This topic provides the DDL syntax that is used to create a ClickHouse result table, describes the parameters in the WITH clause, and provides data type mappings and sample code.

What is ClickHouse?

ClickHouse is a column-oriented database management system used for online analytical processing (OLAP). For more information, see What Is ClickHouse?

Prerequisites

  • A ClickHouse table is created. For more information, see Create a table.
  • A whitelist is configured for a ClickHouse cluster.
    • If you use an Alibaba Cloud ApsaraDB for ClickHouse cluster, configure a whitelist by following the instructions provided in Configure a whitelist.
    • If you use a ClickHouse cluster that is deployed in Alibaba Cloud E-MapReduce (EMR), configure a whitelist by following the instructions provided in Security groups.
    • If you use a self-managed ClickHouse cluster that is hosted on Elastic Compute Service (ECS) instances, configure a whitelist by following the instructions provided in Overview.
    • In other cases, configure the whitelist of the machines where the ClickHouse cluster is deployed to make sure that the ClickHouse cluster can be accessed by the machine where Flink is deployed.

Limits

Only Flink that uses Ververica Runtime (VVR) 3.0.2 or later supports ClickHouse connectors.

DDL syntax

CREATE TABLE clickhouse_sink (
  id INT,
  name VARCHAR,
  age BIGINT,
  rate FLOAT
) WITH (
  'connector' = 'clickhouse',
  'url' = '<yourUrl>',
  'userName' = '<yourUsername>',
  'password' = '<yourPassword>',
  'tableName' = '<yourTablename>',
  'maxRetryTimes' = '3',
  'batchSize' = '8000',
  'flushIntervalMs' = '1000'
)

Parameters in the WITH clause

Parameter Description Required Remarks
connector The type of the result table. Yes Set the value to clickhouse.
url The Java Database Connectivity (JDBC) URL of ClickHouse. Yes The URL format is jdbc:clickhouse://<yourNetworkAddress>:<PortId>/<yourDatabaseName>.

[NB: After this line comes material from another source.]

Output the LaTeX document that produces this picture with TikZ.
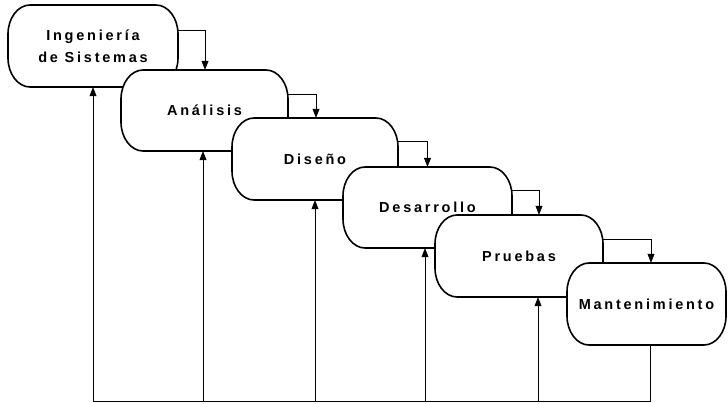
\documentclass[tikz,border=0pt]{standalone}
\usepackage{fontspec}
\newfontfamily\lblfont{Liberation Sans}[LetterSpace=19]
\usetikzlibrary{arrows.meta}
\tikzset{
  boxline/.style={line width=1.6pt, draw=black, fill=white, line join=round},
  boxtext/.style={inner sep=0pt, align=center, font=\lblfont\bfseries\fontsize{14.5}{22}\selectfont},
  conn/.style={line width=0.6pt, -{Triangle[length=9pt,width=7pt]}},
  plain/.style={line width=0.6pt}
}
% #1 name, #2 x1, #3 y1, #4 x2, #5 y2, #6 text
\newcommand\procbox[6]{%
  \filldraw[boxline] ({#2+22},#3) -- ({#4-22},#3)
    .. controls ({#4-10},#3) and (#4,{#3+13}) .. (#4,{#3+29})
    -- (#4,{#5-29})
    .. controls (#4,{#5-13}) and ({#4-10},#5) .. ({#4-22},#5)
    -- ({#2+22},#5)
    .. controls ({#2+10},#5) and (#2,{#5-13}) .. (#2,{#5-29})
    -- (#2,{#3+29})
    .. controls (#2,{#3+13}) and ({#2+10},#3) .. ({#2+22},#3) -- cycle;
  \node[boxtext, minimum width={#4-#2}, minimum height={#5-#3}] (#1) at ({(#2+#4)/2},{(#3+#5)/2}) {#6};
}
\begin{document}
\begin{tikzpicture}[x=1pt,y=-1pt]
\fill[white] (0,0) rectangle (728,404);
\useasboundingbox (0,0) rectangle (728,404);
\procbox{b1}{8}{5}{178}{87}{Ingeniería\\de Sistemas}
\procbox{b2}{121}{70}{288}{151}{Análisis}
\procbox{b3}{232}{118}{398}{200}{Diseño}
\procbox{b4}{343}{167}{512}{248}{Desarrollo}
\procbox{b5}{435}{215}{603}{297}{Pruebas}
\procbox{b6}{567}{263}{726}{345}{Mantenimiento}
% forward arrows
\draw[conn] ([yshift=16pt]b1.east) -| ([xshift=0.5pt]b2.north);
\draw[conn] ([yshift=16.5pt]b2.east) -| ([xshift=1pt]b3.north);
\draw[conn] ([yshift=18pt]b3.east) -| (b4.north);
\draw[conn] ([yshift=17.5pt]b4.east) -| ([xshift=20pt]b5.north);
\draw[conn] ([yshift=17pt]b5.east) -| ([xshift=4.5pt]b6.north);
% feedback
\coordinate (bl) at (0,401);
\draw[plain] ([xshift=3.5pt]b6.south) |- (b1.south |- bl);
\draw[conn] (b1.south |- bl) -- (b1.south);
\draw[conn] ([xshift=-1.5pt]b2.south |- bl) -- ([xshift=-1.5pt]b2.south);
\draw[conn] (b3.south |- bl) -- (b3.south);
\draw[conn] ([xshift=-2.5pt]b4.south |- bl) -- ([xshift=-2.5pt]b4.south);
\draw[conn] ([xshift=19pt]b5.south |- bl) -- ([xshift=19pt]b5.south);
\end{tikzpicture}
\end{document}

If you do not specify a database name, the database named default is used.

userName The username that is used to access ClickHouse. Yes N/A.
password The password that is used to access ClickHouse. Yes N/A.
tableName The name of the ClickHouse table. Yes N/A.
maxRetryTimes The maximum number of retries for writing data to the result table. No Default value: 3.
batchSize The number of data records that are written at the same time. No Default value: 100.
flushIntervalMs The interval at which the cache is cleared. No Default value: 1000. Unit: milliseconds. This value indicates that if the number of input data records does not reach the value specified by the bufferSize parameter within 1 second, all cached data is written to the ClickHouse result table.

Data type mapping

Data type of ClickHouse Data type of Flink
UInt8 BOOLEN
Int8 TINYINT
Int16 SMALLINT
Int32 INTEGER
Int64 BIGINT
Float32 FLOAT
Float64 DOUBLE
FixedString CHAR
String VARCHA
FixedString BINARY
String VARBINARY
Date DATE
DateTime TIMESTAMP(0)
Datetime64(x) TIMESTAMP(x)
Decimal DECIMAL
Array ARRAY
Not supported TIME
Not supported MAP
Not supported MULTISET
Not supported ROW
Notice The DateTime type of ClickHouse can be accurate to the second, and the Datetime64 type can be accurate to the nanosecond. When the ClickHouse Java Database Connectivity (JDBC) driver reads data of the Datetime64 type, a precision loss occurs and the data can only be accurate to the second. Therefore, Flink can write data of the TIMESTAMP type only in seconds. The data is represented as TIMESTAMP(0).

Sample code

CREATE TEMPORARY TABLE clickhouse_source (
  id INT,
  name VARCHAR,
  age BIGINT,
  rate FLOAT
) WITH (
  'connector' = 'datagen',
  'rows-per-second' = '50'
);

CREATE TEMPORARY TABLE clickhouse_output (
  id INT,
  name VARCHAR,
  age BIGINT,
  rate FLOAT
) WITH (
  'connector' = 'clickhouse',
  'url' = '<yourUrl>',
  'userName' = '<yourUsername>',
  'password' = '<yourPassword>',
  'tableName' = '<yourTablename>',
);

INSERT INTO clickhouse_output
SELECT 
  id,
  name,
  age,
  rate
FROM clickhouse_source;